Gritskova hat vor zwei Jahren noch den Annio in dieser Produktion gesungen. Ob der neue Staatsopern-Annio, Miriam Albano, in zwei Jahren den Sesto singen wird? Gemessen an Gritskova war das eher kein Zukunftsversprechen in Richtung eines „saftigen“ Mezzos. Das Spektrum des Timbres klang mir etwas begrenzt, mit einer härteren „Kante“ versehen, die öfters zu deutlich durchschlug. Den jugendlichen Liebhaber fand ich dadurch weniger repräsentiert. In ihrer Bühnenerscheinung blieb Albano zurückhaltend. Aber die Sängerin ist noch sehr jung.

Die jungen Staatsopern-Soprane werden immer zarter, könnte man meinen. Hila Fahima bezirzte mit ein paar zwitschernden, klaren Koloraturen. Gegenüber der Mozart’schen Ausdruckstiefe und Dramatik wirkte sie in Stimme, Ausdruck und Spiel zu leichtgewichtig.
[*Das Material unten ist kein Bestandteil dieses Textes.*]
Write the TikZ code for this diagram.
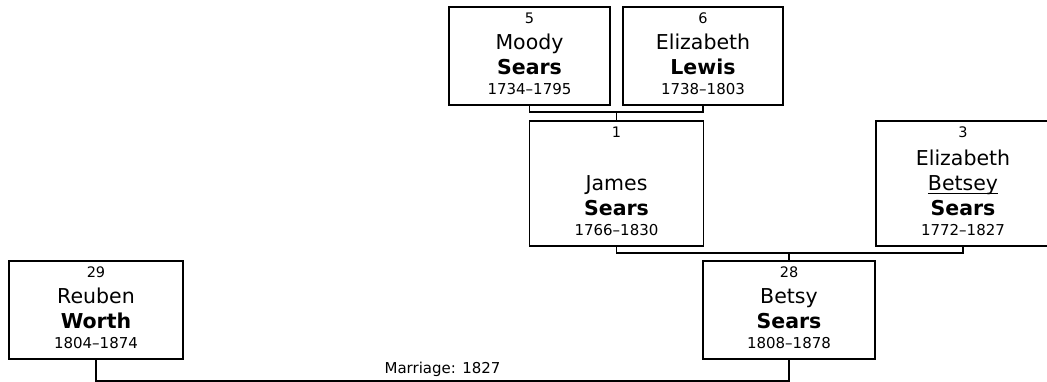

Bleibt noch Caroline Wenborne zu nennen, die für Veronique Gens in dieser Aufführungsserie die Vitellia übernommen hat. Darstellerisch robust und mit Durchsetzungskraft versehen blieb ihre Vitellia im Ausdruck flach und ungefährlich. Wobei sie die Tücken der Partie durchaus meisterte, wenn auch nicht immer ganz klangschön und homogen in der Ausfertigung. Manuel Walser gab die Rolle des Publio mit warm timbriertem Bariton, im Spiel aber – im Gegensatz zur Intention der Inszenierung –- auch eher blass bleibend.

Das Orchester unter Adam Fischer machte weder durch besonders deutliche Akzentuierung noch betont leichtfüßigen Mozart’schen Esprit von sich Reden, was letztlich einen ziemlich einförmigen, in der emotionalen Färbung eher düsteren Gesamteindruck hinterließ.

Stammpublikum war rar, der Applaus trotzdem relativ stark, aber nicht sehr lange anhaltend.